PPDL Picture of the Week
January 30, 2017
Wenjing Guan, Assistant Professor, Department of Horticulture and Landscape Architecture, Purdue University
Daikon radish is a member of Brassica family. It forms a
large white tap root like a giant carrot. The tap root (12 to 20 inches long
and 2 to 4 inches in diameter) penetrates into the soil leaving 2 to 6 inches
protruding above ground. Radishes are cool-season
crops. They are best grown with air temperatures in the range of 50 to 65°F. They grow fast,
forming a dense canopy in the fall. They
are winter killed when temperatures drop to low 20°F for a few consecutive nights.
Daikon radish is a common and popular vegetable consumed in
the southeast and Eastern Asia. The large and white roots have a favorable mild
flavor, very low calorie content and high Vitamin C content. Fresh or pickled diced
daikon roots are important ingredients in a variety of dishes and soups in Asia
cooking. Leaves are also consumed as green vegetables.
Although daikon radish is regarded as an ethnic vegetable,
and is not often present in food markets in the U.S., there is a growing interest
in planting daikon radish as a fall cover crop because of its multiple
agronomic benefits. Thanks to the strong and deep tap roots, daikon radish has
been approved as an effective tool to reduce soil compaction. Studies have shown
that it was four times more effective to help corn roots to penetrate compacted
subsoil than winter fallow, and two times more effective than a rye cover crop.
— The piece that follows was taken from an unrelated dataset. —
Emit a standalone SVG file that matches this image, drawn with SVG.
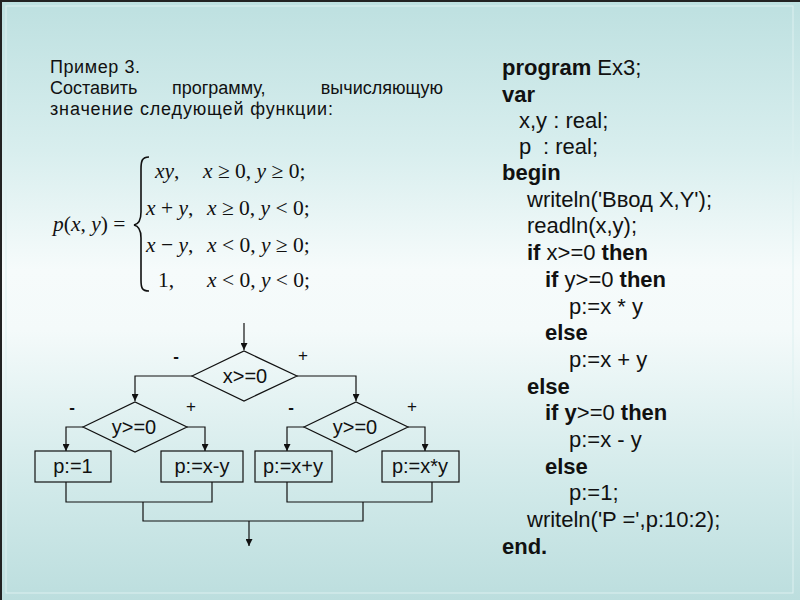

Daikon radish is also a great tool for weed suppression. A well-established
daikon radish field can eliminate weed emergence in the fall and winter. The
fast growth and heavy nitrogen feeding characteristics make Daikon radish a desirable
N scavenger. After winter kill, daikon radish decomposes rapidly. Because they
do not need to be killed or incorporated, there is no delay in spring field operations.
However, as nitrogen from decomposed daikon radish is released in a short
period of time, it is important to plant crops early to take advantage of
the flush of nitrogen and to prevent nitrogen leaching.